During the hearing, Oberstar sounded like he wasn’t planning to take action on existing law. During his opening remarks he said that “For the moment we’ll deal with this.” However, near the end of the hearing he asked a panel of witnesses, including Kelly, if they had any objection to language he proposed last fall that would require the FAA to set minimum safety standards for commercial space passengers “taking into account the inherently risky nature of human space flight.” None of the witnesses said they had any objection.

As it turns out, Oberstar has already started to take action.

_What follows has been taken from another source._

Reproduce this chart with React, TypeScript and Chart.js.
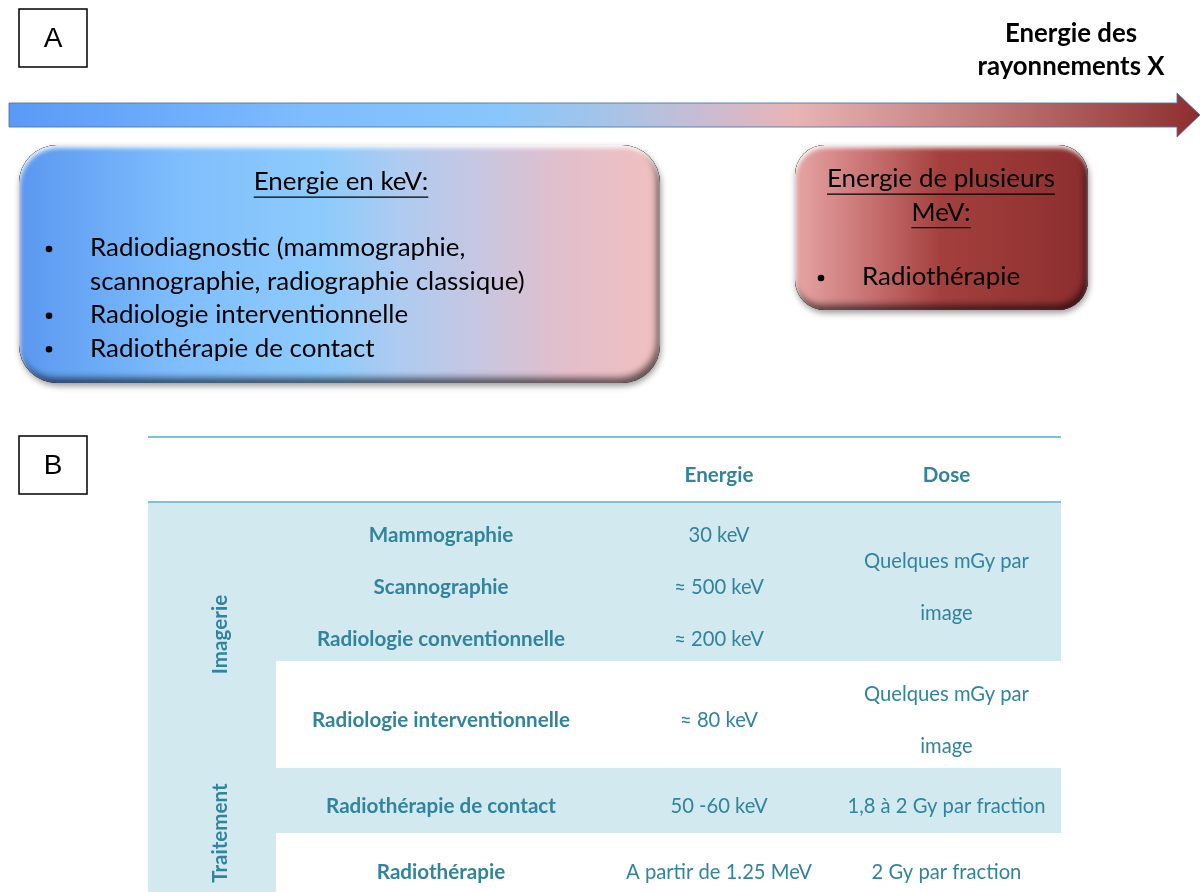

On Tuesday he introduced HR 656. The text of the bill hasn’t made it into Thomas yet, but according to the Congressional Record, the bill is designed to “to enhance the safety of the commercial human space flight industry.” In an “extension of remarks” inserted into the record, Oberstar said “my bill would require that FAA include, in each license it issues, minimum standards to protect the health and safety of crews and space flight participants, it would further require that, in imposing these standards, FAA must take into account the ‘inherently risky nature of human space flight.'”

HR 656 was referred to the science committee (and not, interestingly, to the transportation committee) for consideration. The bill may not get a warm reception there: science committee chairman Sherwood Boehlert (R-NY) defended HR 5382 last fall, and speaking before the subcommittee yesterday said that the bill “strikes the right regulatory balance”.

4 comments to Oberstar strikes back

  • Oberstar’s analogy with the laboratory experimentation is a very feeble one.

    Suborbital rides are more akin to Nascar Racing, or skydiving.

  • Oberstar’s name reminds me of the computer in Orson Scott Card’s _Call of Earth_ and _Earthborn_ that succeeds for generations in not letting anyone think of building a space ship.

  • TORO

    I’m not against extreme skiing – I just don’t want to fund it with veterans bill or any other bill money. Same for sub orbital thrill seekers – ride at your own risk – and using your own money, including “seed” and “prize” money.

  • There may be another risk to hitching hopes for a viable free enterprise (non-NASA) space industry on this “space tourism”. It may economically fail so quickly, or become obvious that it will, that fighting for it may be energy lost.

    John Jurist in today’s article in The Space Review mentioned an aspect of the passenger safety issue I hadn’t thought of: That those who can afford the ticket price may have life insurance or board of director prohibitions that cannot easily be waived.